Document every iteration: what changed, why, and the outcome. This knowledge base becomes a living playbook that accelerates future projects.
Pro tip: run A/B tests whenever you introduce a new rule or model. Compare KPI changes between the control group (current process) and the treatment group (new automation) to quantify impact.
What data sources are essential for real-time ride-share scheduling?
Key sources include driver app location pings, rider request timestamps, traffic-condition APIs, weather services, and historical demand archives. Combining these streams gives a complete picture of supply and demand.
How often should predictive models be retrained?
For fast-moving environments like gig platforms, a rolling 30-day window with weekly retraining balances freshness with stability. High-variance periods (holidays, events) may require daily updates.
What governance steps are needed when automating pricing?

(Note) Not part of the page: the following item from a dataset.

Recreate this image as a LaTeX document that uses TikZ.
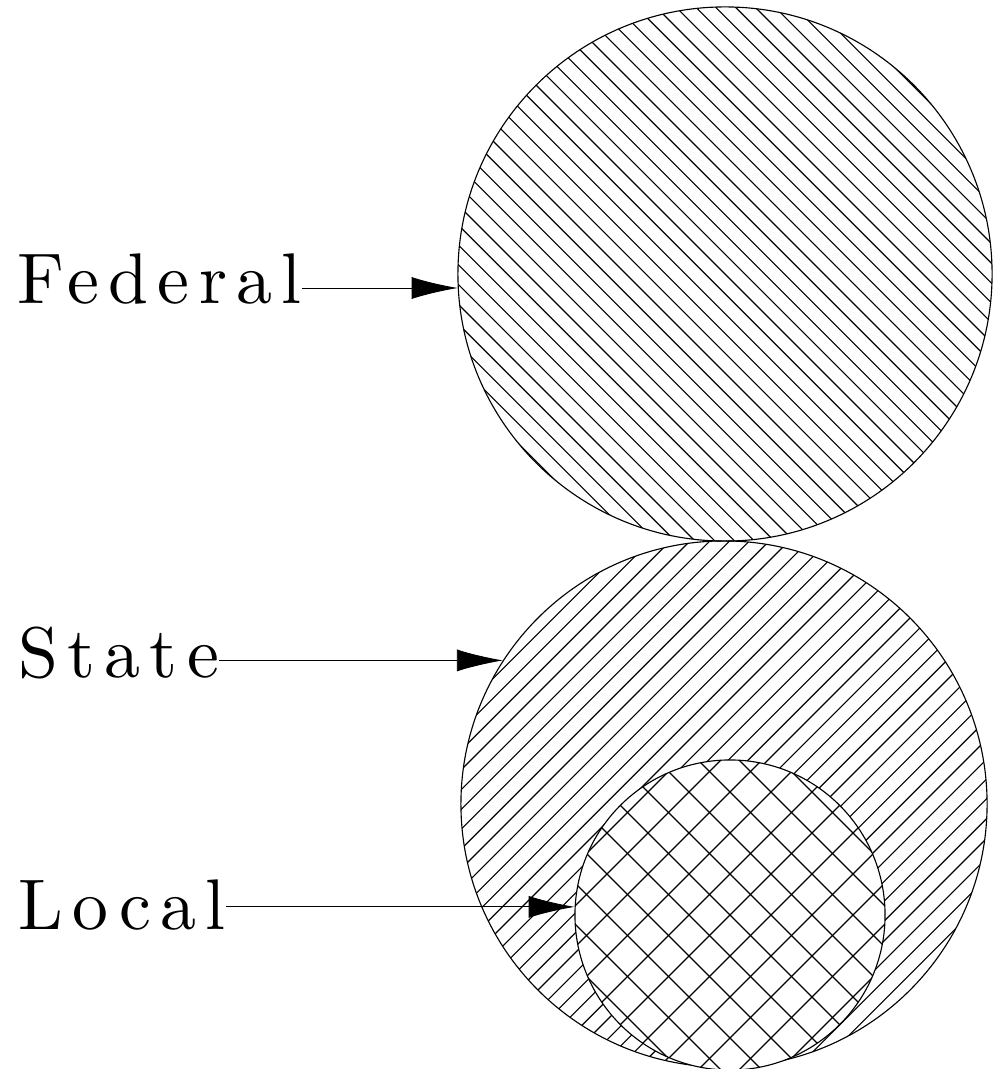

Implement a manual approval threshold for price changes above a set percentage, maintain an audit log of every price adjustment, and regularly review model outputs against regulatory guidelines.
How can I prevent decision fatigue among managers?
Prioritize alerts for high-impact decisions, aggregate low-impact recommendations into daily summaries, and allow managers to set personal notification thresholds.
What metrics best indicate the success of a data-driven decision framework?
Track both leading metrics (forecast error, model latency) and lagging KPIs such as driver utilization, average earnings per hour, rider wait time, and revenue uplift from dynamic pricing.